Painting: Oskar Kokoschka, Prague
Oskar Kokoschka, Prague – Nostalgia, painting, 1938
Private collection, on permanent loan to the Scottish National Gallery of Modern Art, Edinburgh, © Fondation Oskar Kokoschka/VG Bild-Kunst, Bonn 2015

Oskar Kokoschka: Prague – Nostalgia, painting (1938)

Male im Moment ein kleineres und ein großes Bild von Prag. Die Stadt ist übrigens riesig schön ...

[Currently working on two paintings of Prague, a smaller one and a larger one. The city is enormously beautiful, by the way... (ed. trans.)]

Oskar Kokoschka in a letter to his brother from Prague, 1938


The painter Oskar Kokoschka was very impressed with the city of Prague upon his arrival there in 1934. At the time, he did not yet consider himself a refugee or émigré. He only planned to stay there for several months, hoping to improve his financial situation by strengthening ties with his Prague art dealer Hugo Feigl. Those ambitions bore fruit, and his stay stretched from a few months into four years, during which time he immortalised Prague in no less than 16 paintings, more than any artist before him.
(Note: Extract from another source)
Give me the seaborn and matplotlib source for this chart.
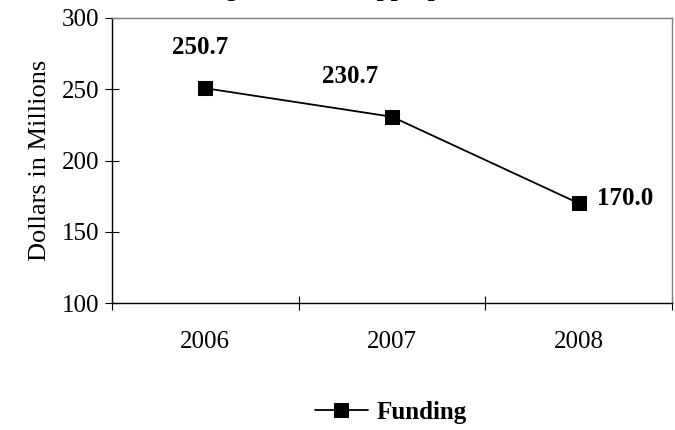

However, Prague – Nostalgia was painted in London rather than Prague. When the political situation in Czechoslovakia grew increasingly unstable in spring 1938, Kokoschka resolved to depart for exile in England. Indeed his prospects for working there were somewhat promising. In summer 1938, the painter Max Beckmann had organised an exhibition in London featuring 20 of Kokoschka’s pieces.
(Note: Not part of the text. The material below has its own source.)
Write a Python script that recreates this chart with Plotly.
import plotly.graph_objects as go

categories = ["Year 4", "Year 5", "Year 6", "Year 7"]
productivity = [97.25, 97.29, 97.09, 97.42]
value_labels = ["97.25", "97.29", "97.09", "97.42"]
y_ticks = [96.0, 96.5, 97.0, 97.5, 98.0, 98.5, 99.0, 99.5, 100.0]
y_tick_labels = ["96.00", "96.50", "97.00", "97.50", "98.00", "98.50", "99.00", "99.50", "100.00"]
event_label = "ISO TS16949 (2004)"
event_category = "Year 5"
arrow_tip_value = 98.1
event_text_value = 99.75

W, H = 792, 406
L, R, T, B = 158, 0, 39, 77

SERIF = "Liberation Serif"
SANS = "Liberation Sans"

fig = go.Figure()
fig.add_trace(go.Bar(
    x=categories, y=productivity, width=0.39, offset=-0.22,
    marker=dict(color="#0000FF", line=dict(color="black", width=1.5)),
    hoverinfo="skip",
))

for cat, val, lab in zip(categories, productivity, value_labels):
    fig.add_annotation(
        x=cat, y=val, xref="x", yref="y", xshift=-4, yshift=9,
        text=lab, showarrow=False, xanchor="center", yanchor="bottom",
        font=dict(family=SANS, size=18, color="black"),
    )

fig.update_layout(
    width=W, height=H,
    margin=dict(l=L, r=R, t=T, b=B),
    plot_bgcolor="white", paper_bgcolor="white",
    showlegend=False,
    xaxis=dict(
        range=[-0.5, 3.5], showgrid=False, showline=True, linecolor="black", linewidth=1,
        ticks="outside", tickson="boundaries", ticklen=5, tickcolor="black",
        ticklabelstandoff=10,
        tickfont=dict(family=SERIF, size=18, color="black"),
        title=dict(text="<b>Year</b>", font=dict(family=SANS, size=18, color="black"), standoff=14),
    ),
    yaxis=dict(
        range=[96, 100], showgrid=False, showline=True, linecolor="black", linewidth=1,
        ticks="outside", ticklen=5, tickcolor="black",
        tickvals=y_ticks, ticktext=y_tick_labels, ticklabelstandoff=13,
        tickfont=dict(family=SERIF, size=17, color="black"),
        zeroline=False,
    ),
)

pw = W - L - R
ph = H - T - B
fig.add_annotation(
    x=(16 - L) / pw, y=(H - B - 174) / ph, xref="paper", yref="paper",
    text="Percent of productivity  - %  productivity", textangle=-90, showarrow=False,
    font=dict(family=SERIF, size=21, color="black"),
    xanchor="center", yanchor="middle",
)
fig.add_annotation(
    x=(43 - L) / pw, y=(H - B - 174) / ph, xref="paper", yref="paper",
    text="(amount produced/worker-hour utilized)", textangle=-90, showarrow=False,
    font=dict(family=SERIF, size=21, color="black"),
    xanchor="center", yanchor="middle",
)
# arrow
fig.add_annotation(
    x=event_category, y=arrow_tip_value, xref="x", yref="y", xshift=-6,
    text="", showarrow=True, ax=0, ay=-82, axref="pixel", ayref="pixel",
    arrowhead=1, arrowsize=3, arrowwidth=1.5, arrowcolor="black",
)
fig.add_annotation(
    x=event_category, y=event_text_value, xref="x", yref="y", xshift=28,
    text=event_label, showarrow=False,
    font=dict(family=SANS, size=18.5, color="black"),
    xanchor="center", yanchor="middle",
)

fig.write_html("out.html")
With great difficulty, Kokoschka’s partner Olda Palkovska managed to procure plane tickets to London in October 1938. Prague – Nostalgia, the first work the artist painted in London, is a retrospective on their escape from Prague. The city is silhouetted in the background by a flash of lightning. The couple huddling at the centre of the foreground are Oskar Kokoschka and Olda Palkovska, who have successfully fled to England.